Interbank (M = 1): K ≈ 0.4·[N(...)] ≈ 0.015. RWA_mb = 200·0.015·12.5 = 38 million.
Retail: K ≈ 0.025·0.25 = 0.006. RWA_ret = 100·0.006·12.5 = 8 million.
RWA total ≈ 352 million.
Minimum CET1 (Basel III): 8.5% × 352 = 30 million. With Output Floor (72.5%): check standardized RWA. For corporates (BBB) — 100% × 500 = 500. For interbank (AA) — 20% × 200 = 40. Retail — 35% × 100 = 35. SA-RWA = 575. Floor: max(IRB, 0.725·SA) = max(352, 416.9) = 417 million.
CET1 requirement: 8.5% × 417 = 35.4 million. With actual CET1 = 40 million — buffer +4.6 million.
If CET1 = 25 million — deficit of 10.4 million, the bank must either raise capital (rights issue) or reduce assets.
Real Applications
- G-SIBs (JPMorgan, HSBC, ICBC, Sber). The toughest requirements, careful prudential supervision. CET1 14–17%.
- EBA Stress Tests (Europe). Every 2 years. 70 largest EU banks are simulated under adverse scenarios. 2023: average CET1 in severely adverse — 10.4% (vs. 15.0% baseline).

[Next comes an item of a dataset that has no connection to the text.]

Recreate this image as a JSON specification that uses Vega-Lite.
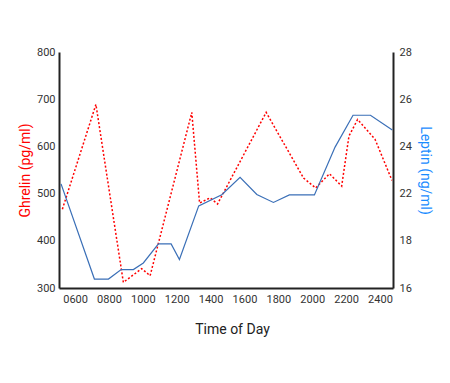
{
  "$schema": "https://vega.github.io/schema/vega-lite/v6.json",
  "autosize": {"type": "none"},
  "padding": {"left": 59, "top": 52, "right": 57, "bottom": 95},
  "width": 334,
  "height": 236,
  "background": "white",
  "config": {
    "font": "Roboto",
    "view": {"stroke": null},
    "axis": {
      "grid": false,
      "ticks": false,
      "tickSize": 0,
      "domainColor": "#222222",
      "domainWidth": 2,
      "labelFontSize": 11,
      "labelColor": "#333333",
      "titleFontSize": 14,
      "titleFontWeight": "normal"
    },
    "axisX": {"labelOverlap": false, "labelSeparation": 0}
  },
  "datasets": {
    "ghrelin": [
      {"time": 5.25, "ghrelin": 467},
      {"time": 7.23, "ghrelin": 689},
      {"time": 8.85, "ghrelin": 312},
      {"time": 9.93, "ghrelin": 341},
      {"time": 10.43, "ghrelin": 326},
      {"time": 12.89, "ghrelin": 672},
      {"time": 13.35, "ghrelin": 480},
      {"time": 13.97, "ghrelin": 491},
      {"time": 14.41, "ghrelin": 478},
      {"time": 17.28, "ghrelin": 672},
      {"time": 19.49, "ghrelin": 533},
      {"time": 20.2, "ghrelin": 512},
      {"time": 21.02, "ghrelin": 542},
      {"time": 21.74, "ghrelin": 516},
      {"time": 22.17, "ghrelin": 622},
      {"time": 22.68, "ghrelin": 657},
      {"time": 23.71, "ghrelin": 615},
      {"time": 24.71, "ghrelin": 528}
    ],
    "leptin": [
      {"time": 5.17, "leptin": 22.41},
      {"time": 7.14, "leptin": 16.38},
      {"time": 7.97, "leptin": 16.38},
      {"time": 8.72, "leptin": 16.78},
      {"time": 9.44, "leptin": 16.78},
      {"time": 10.03, "leptin": 17.06},
      {"time": 10.92, "leptin": 17.87},
      {"time": 11.67, "leptin": 17.87},
      {"time": 12.16, "leptin": 17.21},
      {"time": 13.3, "leptin": 20.96},
      {"time": 14.66, "leptin": 21.9},
      {"time": 15.74, "leptin": 22.69},
      {"time": 16.73, "leptin": 21.93},
      {"time": 17.71, "leptin": 21.25},
      {"time": 18.65, "leptin": 21.89},
      {"time": 20.13, "leptin": 21.89},
      {"time": 21.35, "leptin": 23.97},
      {"time": 22.41, "leptin": 25.32},
      {"time": 23.44, "leptin": 25.32},
      {"time": 24.73, "leptin": 24.7}
    ]
  },
  "encoding": {
    "x": {
      "field": "time",
      "type": "quantitative",
      "scale": {"domain": [5.05, 24.77], "nice": false, "zero": false},
      "axis": {
        "title": "Time of Day",
        "values": [6, 8, 10, 12, 14, 16, 18, 20, 22, 24],
        "labelExpr": "format(datum.value * 100, '04d')",
        "labelOverlap": false,
        "labelPadding": 5,
        "titlePadding": 18,
        "titleColor": "#222222",
        "titleX": 173
      }
    }
  },
  "layer": [
    {
      "data": {"name": "ghrelin"},
      "mark": {"type": "line", "color": "#ff0000", "strokeWidth": 1.5, "strokeDash": [2, 2]},
      "encoding": {
        "y": {
          "field": "ghrelin",
          "type": "quantitative",
          "scale": {"domain": [300, 800], "nice": false, "zero": false},
          "axis": {
            "title": "Ghrelin (pg/ml)",
            "titleColor": "#ff0000",
            "values": [300, 400, 500, 600, 700, 800],
            "labelPadding": 4,
            "titlePadding": 4
          }
        }
      }
    },
    {
      "data": {"name": "leptin"},
      "mark": {"type": "line", "color": "#3a6fb7", "strokeWidth": 1.2},
      "encoding": {
        "y": {
          "field": "leptin",
          "type": "quantitative",
          "scale": {"type": "linear", "domain": [16, 18, 22, 28], "range": [236, 188.8, 141.6, 0], "nice": false, "zero": false},
          "axis": {
            "orient": "right",
            "title": "Leptin (ng/ml)",
            "titleColor": "#1a8cff",
            "values": [16, 18, 22, 24, 26, 28],
            "labelPadding": 6,
            "titlePadding": 6
          }
        }
      }
    }
  ],
  "resolve": {"scale": {"y": "independent"}}
}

- DFAST/CCAR (USA). Fed stress tests for banks > $250 billion in assets. Ban on dividends/buybacks if failed.
- Basel in Russia. The Bank of Russia adapted Basel III since 2014. Standard H1.0 ≥ 8%, H1.1 ≥ 4.5%, H1.2 ≥ 6%.

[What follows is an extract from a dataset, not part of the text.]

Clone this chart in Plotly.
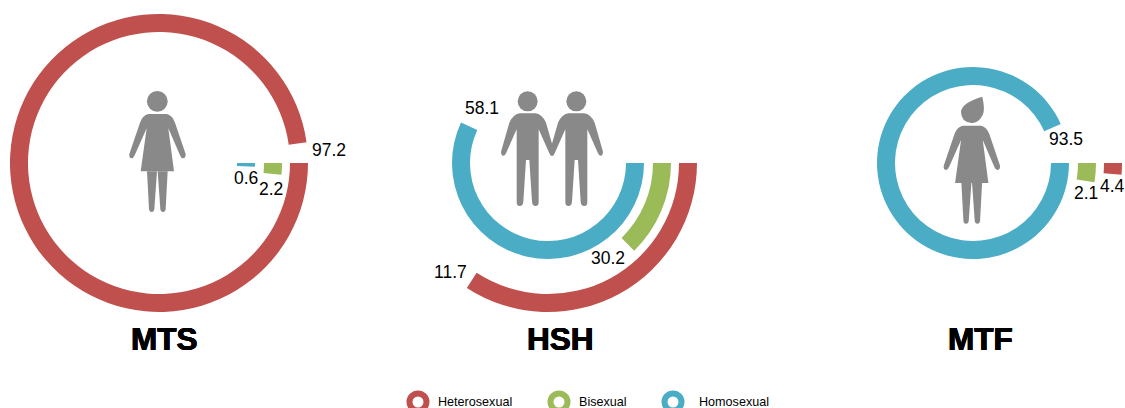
import plotly.graph_objects as go

# ---- data ----
categories = ["Homosexual", "Bisexual", "Heterosexual"]
chart_names = ["MTS", "HSH", "MTF"]
# angular length of each drawn arc, in degrees (Homosexual, Bisexual, Heterosexual)
mts_arcs = [2.2, 5.5, 352.0]
hsh_arcs = [205.0, 45.5, 123.0]
mtf_arcs = [336.0, 9.0, 4.5]
# printed value labels
mts_labels = ["0.6", "2.2", "97.2"]
hsh_labels = ["58.1", "30.2", "11.7"]
mtf_labels = ["93.5", "2.1", "4.4"]

# ---- style / layout ----
W, H = 1125, 408
COLORS = {"Homosexual": "#4BACC6", "Bisexual": "#9BBB59", "Heterosexual": "#C0504D"}
GRAY = "#898989"
FONT = "Liberation Sans"
CENTERS = [(159, 163), (548, 163), (973, 163)]
R_MAX = 150
RING_BASE = {"Homosexual": 78, "Bisexual": 105, "Heterosexual": 131}
RING_W = 18
TITLE_POS = [(164.5, 339), (560, 339), (980, 339)]
LABEL_POS = [
    [(246, 178), (271, 189), (329, 150)],
    [(481.5, 108), (607.5, 258), (450, 272)],
    [(1065.5, 139), (1086, 193), (1112.5, 186)],
]
LEGEND_POS = [(418, 402), (559, 402), (673, 402)]
LEGEND_TEXT_X = [436, 577, 697]
LEGEND_ORDER = ["Heterosexual", "Bisexual", "Homosexual"]

fig = go.Figure()
layout_polar = {}
all_arcs = [mts_arcs, hsh_arcs, mtf_arcs]
for i, ((cx, cy), arcs) in enumerate(zip(CENTERS, all_arcs)):
    key = "polar" if i == 0 else f"polar{i + 1}"
    for cat, arc in zip(categories, arcs):
        fig.add_trace(go.Barpolar(
            r=[RING_W], base=[RING_BASE[cat]], theta=[arc / 2], width=[arc],
            marker=dict(color=COLORS[cat], line=dict(width=0)),
            name=cat, subplot=key, showlegend=False, hoverinfo="skip",
        ))
    layout_polar[key] = dict(
        domain=dict(x=[(cx - R_MAX) / W, (cx + R_MAX) / W],
                    y=[1 - (cy + R_MAX) / H, 1 - (cy - R_MAX) / H]),
        bgcolor="rgba(0,0,0,0)",
        radialaxis=dict(visible=False, range=[0, R_MAX]),
        angularaxis=dict(visible=False, direction="clockwise", rotation=0),
    )

# legend rings with text, on a hidden pixel axis
for (lx, ly), cat in zip(LEGEND_POS, LEGEND_ORDER):
    fig.add_trace(go.Scatter(
        x=[lx], y=[ly], mode="markers", cliponaxis=False, showlegend=False, hoverinfo="skip",
        marker=dict(symbol="circle", size=17, color="white", line=dict(color=COLORS[cat], width=6)),
    ))

annotations = []
def note(x, y, text, size, bold=False, anchor="center", shadow=None):
    font = dict(family=FONT, size=size, color="black", weight="bold" if bold else "normal")
    if shadow:
        font["shadow"] = shadow
    annotations.append(dict(x=x, y=y, xref="x", yref="y", text=text, showarrow=False,
                            xanchor=anchor, yanchor="middle", font=font))
HEAVY = "0.6px 0 0 black, -0.6px 0 0 black, 0 0.4px 0 black, 0 -0.4px 0 black"
for (tx, ty), name in zip(TITLE_POS, chart_names):
    note(tx, ty, name, 31.5, bold=True, shadow=HEAVY)
for pos, labels in zip(LABEL_POS, [mts_labels, hsh_labels, mtf_labels]):
    for (lx, ly), t in zip(pos, labels):
        note(lx, ly, t, 17.5)
for tx, (lx, ly), cat in zip(LEGEND_TEXT_X, LEGEND_POS, LEGEND_ORDER):
    note(tx, ly, cat, 12.6, anchor="left")

# ---- pictograms ----
def path(ops):
    return " ".join(ops) + " Z"

def woman_body(dx, dy):
    """zoom-space outline, moved by pixel offset"""
    p = lambda x, y: f"{x / 3 + dx:.2f},{y / 3 + dy:.2f}"
    dress = ["M" + p(445, 342), "L" + p(500, 342), "Q" + p(517, 345) + " " + p(525, 368),
             "L" + p(557, 462), "Q" + p(557, 475) + " " + p(549, 475), "Q" + p(543, 475) + " " + p(540, 466),
             "L" + p(505, 385), "L" + p(522, 514), "L" + p(422, 514), "L" + p(440, 385),
             "L" + p(404, 466), "Q" + p(400, 475) + " " + p(395, 475), "Q" + p(387, 475) + " " + p(388, 462),
             "L" + p(420, 368), "Q" + p(428, 345) + " " + p(445, 342)]
    leg1 = ["M" + p(441, 514), "L" + p(471, 514), "L" + p(463, 627), "Q" + p(462, 636) + " " + p(455, 636),
            "Q" + p(448, 636) + " " + p(447, 627)]
    leg2 = ["M" + p(473, 514), "L" + p(503, 514), "L" + p(497, 627), "Q" + p(496, 636) + " " + p(489, 636),
            "Q" + p(482, 636) + " " + p(481, 627)]
    return [path(dress), path(leg1), path(leg2)]

def man(cx_z, dx, dy):
    side = [(-23, 130), (-43, 132, -55, 158), (-80, 245), (-80, 257, -72, 257), (-68, 257, -65, 250),
            (-33, 178), (-33, 395), (-33, 408, -24, 408), (-14, 408, -13, 395), (-5, 270)]
    p = lambda x, y: f"{(cx_z + x) / 3 + dx:.2f},{y / 3 + dy:.2f}"
    ops = ["M" + p(*side[0])]
    for s in side[1:]:
        ops.append("L" + p(s[0], s[1]) if len(s) == 2 else "Q" + p(s[0], s[1]) + " " + p(s[2], s[3]))
    ops.append("L" + p(5, 270))
    mirrored = [(13, 395), (14, 408, 24, 408), (33, 408, 33, 395), (33, 178),
                (65, 250), (68, 257, 72, 257), (80, 257, 80, 245), (55, 158), (43, 132, 23, 130)]
    for s in mirrored:
        ops.append("L" + p(s[0], s[1]) if len(s) == 2 else "Q" + p(s[0], s[1]) + " " + p(s[2], s[3]))
    return path(ops)

paths = []
paths += woman_body(0, 0)
dx3, dy3 = 814.4, 11.7
paths += woman_body(dx3, dy3)
z3 = lambda x, y: f"{860 + x / 3:.2f},{60 + y / 3:.2f}"
paths.append(path(["M" + z3(367, 110), "Q" + z3(376, 150) + " " + z3(368, 165),
                   "Q" + z3(355, 190) + " " + z3(335, 189), "Q" + z3(303, 186) + " " + z3(303, 155),
                   "Q" + z3(305, 128) + " " + z3(367, 110)]))
paths.append(man(323, 420, 70))
paths.append(man(469, 420, 70))

shapes = [dict(type="path", xref="x", yref="y", path=d, fillcolor=GRAY, line=dict(width=0), layer="above")
          for d in paths]
for hx, hy, hr in [(157.3, 101.3, 10.4), (420 + 323 / 3, 70 + 94 / 3, 10), (420 + 469 / 3, 70 + 94 / 3, 10)]:
    shapes.append(dict(type="circle", xref="x", yref="y", x0=hx - hr, x1=hx + hr, y0=hy - hr, y1=hy + hr,
                       fillcolor=GRAY, line=dict(width=0), layer="above"))

fig.update_layout(
    width=W, height=H, margin=dict(l=0, r=0, t=0, b=0),
    paper_bgcolor="white", plot_bgcolor="white", showlegend=False,
    xaxis=dict(visible=False, range=[0, W], fixedrange=True, domain=[0, 1]),
    yaxis=dict(visible=False, range=[H, 0], fixedrange=True, domain=[0, 1]),
    annotations=annotations, shapes=shapes, **layout_polar,
)
fig.write_html("out.html", config=dict(displayModeBar=False),
               post_script="document.body.style.margin='0';document.documentElement.style.overflow='hidden';")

- Failures of Basel. Credit Suisse (2023): formally complied with Basel III (CET1 14%), but AT1 wipe-out (CHF 16 billion) cast doubt on the whole system. Silicon Valley Bank (2023): not a G-SIB, simplified requirements — loss of the entire deposit base in 24 hours.
Assignment. A bank with a portfolio: €500 million corporate loans (PD = 2%, LGD = 45%, M = 3), €200 million interbank (PD = 0.5%, LGD = 40%), €100 million retail (PD = 3%, LGD = 35%). (a) Implement the function K(PD, LGD, M, asset_class) according to the IRB formula. (b) Calculate RWA for each segment. (c) Find the minimum CET1 according to Basel III (8.5% — without G-SIB add-on). (d) If actual CET1 = €40 million — what is the deficit? What actions can the bank take (raise capital / reduce loans)? (e) Compare with the calculation by Basel IV Output Floor (need to calculate SA-RWA, e.g., corporates = 100% or by rating).